Ian Johnson, The Souls of China: The Return of Religion After Mao, Pantheon, 2017. 486 pgs.
When Ian Johnson first moved to Beijing in 1984, China was only eight years into its recovery from decades of darkness. Johnson doesn’t write much about his early years in China in his most recent book, The Souls of China: The Return of Religion After Mao, but the era plays a significant role in his narrative. In the book, he focuses on the resurgence of religion over the last twenty to thirty years, namely Protestantism, which he labels as Christianity, Daoism and Buddhism—the latter two of which are often combined in China.
The practices often did not fit into organised religion, but then Chinese religion has always been run by ordinary people, with little input from authorities or clergy. It has always been held together by daily routines—like the unseen forces of an atom. (320)

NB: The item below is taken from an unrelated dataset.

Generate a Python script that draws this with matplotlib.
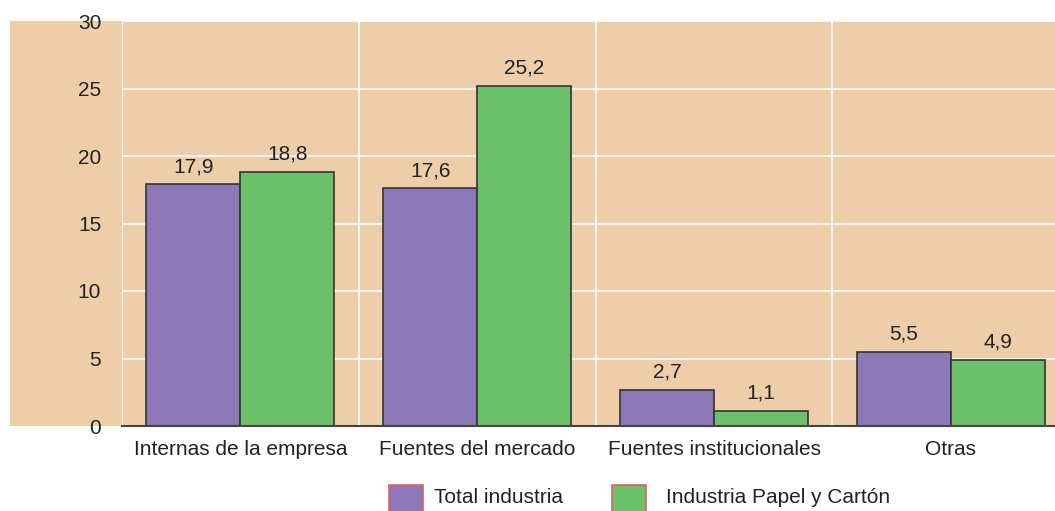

China has five approved religions: Buddhism, Daoism, Islam, Catholicism, and Protestantism, but the reason Johnson focuses on Protestantism, Buddhism, and Daoism is their numbers have greatly increased across China since the late 1970s. Catholicism is still viewed as an outside religion because of its connection with the Vatican. And Islam is mostly practised by ethnic minorities on the periphery of China, not throughout the country. It should be noted that The Souls of China was first published before the Chinese government upped its persecution of Muslims in Xinjiang.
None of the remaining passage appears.